◆ Material supplied:
## START

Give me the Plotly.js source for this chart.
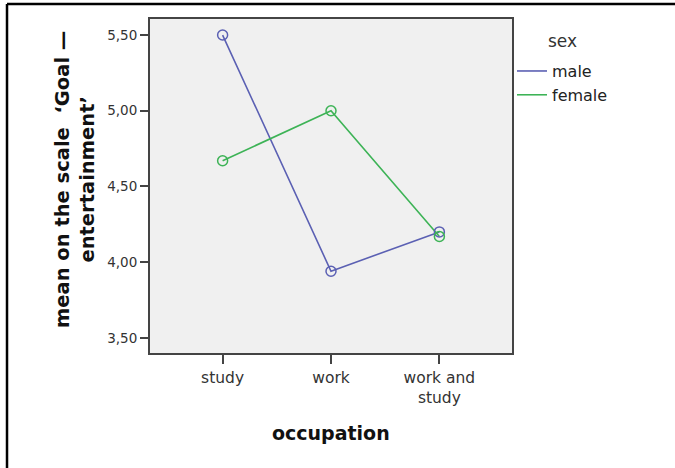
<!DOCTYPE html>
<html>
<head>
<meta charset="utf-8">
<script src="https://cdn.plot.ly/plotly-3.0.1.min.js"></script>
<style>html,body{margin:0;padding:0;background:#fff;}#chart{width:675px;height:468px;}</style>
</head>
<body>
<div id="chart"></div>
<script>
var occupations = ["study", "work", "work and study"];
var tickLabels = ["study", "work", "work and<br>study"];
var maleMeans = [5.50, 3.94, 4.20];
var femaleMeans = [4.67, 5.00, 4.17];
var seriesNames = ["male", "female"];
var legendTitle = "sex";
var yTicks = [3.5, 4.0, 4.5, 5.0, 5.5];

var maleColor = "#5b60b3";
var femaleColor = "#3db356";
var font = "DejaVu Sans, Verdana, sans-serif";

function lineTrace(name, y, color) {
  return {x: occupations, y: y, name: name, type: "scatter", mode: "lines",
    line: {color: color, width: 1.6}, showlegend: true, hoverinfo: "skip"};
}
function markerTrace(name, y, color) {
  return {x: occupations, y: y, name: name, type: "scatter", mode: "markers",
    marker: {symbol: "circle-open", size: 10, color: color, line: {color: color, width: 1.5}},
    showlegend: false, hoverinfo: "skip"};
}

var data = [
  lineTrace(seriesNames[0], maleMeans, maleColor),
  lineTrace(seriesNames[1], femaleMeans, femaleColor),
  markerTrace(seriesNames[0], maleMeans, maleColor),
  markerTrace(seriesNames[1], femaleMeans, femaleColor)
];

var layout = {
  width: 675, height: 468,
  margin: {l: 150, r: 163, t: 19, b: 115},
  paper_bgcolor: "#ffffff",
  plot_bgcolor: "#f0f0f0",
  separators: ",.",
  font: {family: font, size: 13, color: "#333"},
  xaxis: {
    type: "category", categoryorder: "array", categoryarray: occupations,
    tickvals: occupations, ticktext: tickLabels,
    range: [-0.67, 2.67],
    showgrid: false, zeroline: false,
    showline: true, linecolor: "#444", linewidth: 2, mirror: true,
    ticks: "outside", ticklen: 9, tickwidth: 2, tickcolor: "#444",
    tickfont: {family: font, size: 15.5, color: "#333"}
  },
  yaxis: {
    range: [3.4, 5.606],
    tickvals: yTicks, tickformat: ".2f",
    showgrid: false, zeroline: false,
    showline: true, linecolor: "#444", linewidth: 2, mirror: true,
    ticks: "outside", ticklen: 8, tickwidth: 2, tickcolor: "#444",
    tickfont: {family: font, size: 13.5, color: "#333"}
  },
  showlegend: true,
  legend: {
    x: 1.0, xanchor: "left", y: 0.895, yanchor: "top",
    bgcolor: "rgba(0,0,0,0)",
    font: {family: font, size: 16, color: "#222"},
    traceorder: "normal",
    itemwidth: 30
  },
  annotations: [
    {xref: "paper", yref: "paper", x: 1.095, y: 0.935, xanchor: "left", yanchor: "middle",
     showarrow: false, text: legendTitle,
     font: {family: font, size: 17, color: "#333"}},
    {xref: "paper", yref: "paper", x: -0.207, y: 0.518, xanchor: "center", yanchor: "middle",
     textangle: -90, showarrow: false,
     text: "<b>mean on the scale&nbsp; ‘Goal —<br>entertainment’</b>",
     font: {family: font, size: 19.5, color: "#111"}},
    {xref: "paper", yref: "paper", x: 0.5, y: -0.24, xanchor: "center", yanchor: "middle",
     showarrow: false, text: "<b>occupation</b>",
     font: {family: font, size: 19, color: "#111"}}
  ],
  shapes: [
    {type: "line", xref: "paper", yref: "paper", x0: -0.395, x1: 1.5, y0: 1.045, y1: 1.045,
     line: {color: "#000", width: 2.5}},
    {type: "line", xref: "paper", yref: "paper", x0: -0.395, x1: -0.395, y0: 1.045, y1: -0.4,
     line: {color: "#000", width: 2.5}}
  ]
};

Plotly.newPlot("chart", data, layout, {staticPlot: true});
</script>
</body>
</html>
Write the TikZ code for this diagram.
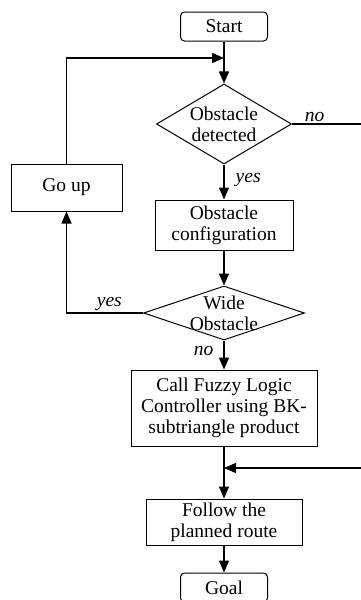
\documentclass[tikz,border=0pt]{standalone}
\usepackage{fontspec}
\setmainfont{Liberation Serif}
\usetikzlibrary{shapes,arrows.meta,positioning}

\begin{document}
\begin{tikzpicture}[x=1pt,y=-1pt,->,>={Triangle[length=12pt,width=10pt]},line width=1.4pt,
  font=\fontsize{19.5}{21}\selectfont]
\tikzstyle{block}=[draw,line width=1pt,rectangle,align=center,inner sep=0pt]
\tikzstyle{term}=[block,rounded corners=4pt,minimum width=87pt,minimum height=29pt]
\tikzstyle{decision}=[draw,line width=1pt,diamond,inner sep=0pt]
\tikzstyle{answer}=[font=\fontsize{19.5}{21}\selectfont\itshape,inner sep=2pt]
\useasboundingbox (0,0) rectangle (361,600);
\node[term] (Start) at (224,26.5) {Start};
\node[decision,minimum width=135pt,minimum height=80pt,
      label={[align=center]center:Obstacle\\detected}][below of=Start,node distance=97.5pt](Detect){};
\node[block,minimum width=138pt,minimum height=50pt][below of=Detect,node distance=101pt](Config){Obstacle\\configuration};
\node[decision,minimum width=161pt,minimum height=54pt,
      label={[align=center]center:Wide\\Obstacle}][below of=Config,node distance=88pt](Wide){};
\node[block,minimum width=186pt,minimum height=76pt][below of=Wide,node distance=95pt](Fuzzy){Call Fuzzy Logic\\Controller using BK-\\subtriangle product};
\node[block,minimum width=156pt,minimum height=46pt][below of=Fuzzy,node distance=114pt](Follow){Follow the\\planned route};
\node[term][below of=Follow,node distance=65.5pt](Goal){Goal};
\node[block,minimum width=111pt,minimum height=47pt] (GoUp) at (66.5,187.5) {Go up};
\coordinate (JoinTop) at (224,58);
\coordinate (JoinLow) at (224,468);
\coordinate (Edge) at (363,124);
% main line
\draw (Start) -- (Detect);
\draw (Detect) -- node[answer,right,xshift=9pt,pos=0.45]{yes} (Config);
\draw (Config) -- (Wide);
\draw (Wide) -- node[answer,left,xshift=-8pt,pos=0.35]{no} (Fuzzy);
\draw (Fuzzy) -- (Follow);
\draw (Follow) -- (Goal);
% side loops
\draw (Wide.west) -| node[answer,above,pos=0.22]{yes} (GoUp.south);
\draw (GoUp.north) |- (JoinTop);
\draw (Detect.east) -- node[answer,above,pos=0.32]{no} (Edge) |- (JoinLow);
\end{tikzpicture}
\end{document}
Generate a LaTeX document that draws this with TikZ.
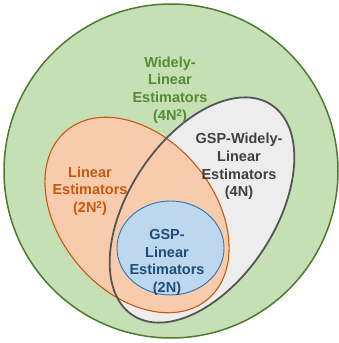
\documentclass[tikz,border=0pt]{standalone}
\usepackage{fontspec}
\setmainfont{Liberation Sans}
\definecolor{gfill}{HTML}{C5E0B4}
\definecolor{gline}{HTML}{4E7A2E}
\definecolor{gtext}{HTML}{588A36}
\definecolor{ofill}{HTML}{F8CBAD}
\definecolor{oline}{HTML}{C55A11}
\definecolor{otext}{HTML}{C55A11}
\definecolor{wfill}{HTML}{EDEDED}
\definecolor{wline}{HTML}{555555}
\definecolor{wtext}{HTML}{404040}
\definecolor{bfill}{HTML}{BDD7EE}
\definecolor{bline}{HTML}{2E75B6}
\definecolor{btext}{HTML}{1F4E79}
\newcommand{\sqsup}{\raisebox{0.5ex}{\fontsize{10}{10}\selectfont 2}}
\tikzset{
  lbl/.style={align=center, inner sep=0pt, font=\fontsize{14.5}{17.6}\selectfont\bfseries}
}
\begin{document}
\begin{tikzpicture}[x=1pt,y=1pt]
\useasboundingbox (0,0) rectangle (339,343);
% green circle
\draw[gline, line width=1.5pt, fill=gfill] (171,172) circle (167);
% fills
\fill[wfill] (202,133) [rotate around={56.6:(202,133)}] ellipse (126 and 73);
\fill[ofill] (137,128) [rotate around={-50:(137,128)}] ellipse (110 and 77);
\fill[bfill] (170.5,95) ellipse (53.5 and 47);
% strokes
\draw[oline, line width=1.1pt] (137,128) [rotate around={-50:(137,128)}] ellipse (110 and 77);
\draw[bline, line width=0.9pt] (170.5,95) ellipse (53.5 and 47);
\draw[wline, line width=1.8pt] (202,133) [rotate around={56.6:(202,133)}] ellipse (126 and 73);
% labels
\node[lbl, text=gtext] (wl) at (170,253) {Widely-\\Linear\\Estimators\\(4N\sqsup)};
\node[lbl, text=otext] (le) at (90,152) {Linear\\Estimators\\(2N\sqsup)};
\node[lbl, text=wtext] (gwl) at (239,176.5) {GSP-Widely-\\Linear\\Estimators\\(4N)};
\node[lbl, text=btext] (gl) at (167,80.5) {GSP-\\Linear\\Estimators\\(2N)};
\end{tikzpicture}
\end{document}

## END

◆ Task:
Within the material above, find the lines that contain the word "this"; copy them.

◆ Complete response:
Give me the Plotly.js source for this chart.
Write the TikZ code for this diagram.
Generate a LaTeX document that draws this with TikZ.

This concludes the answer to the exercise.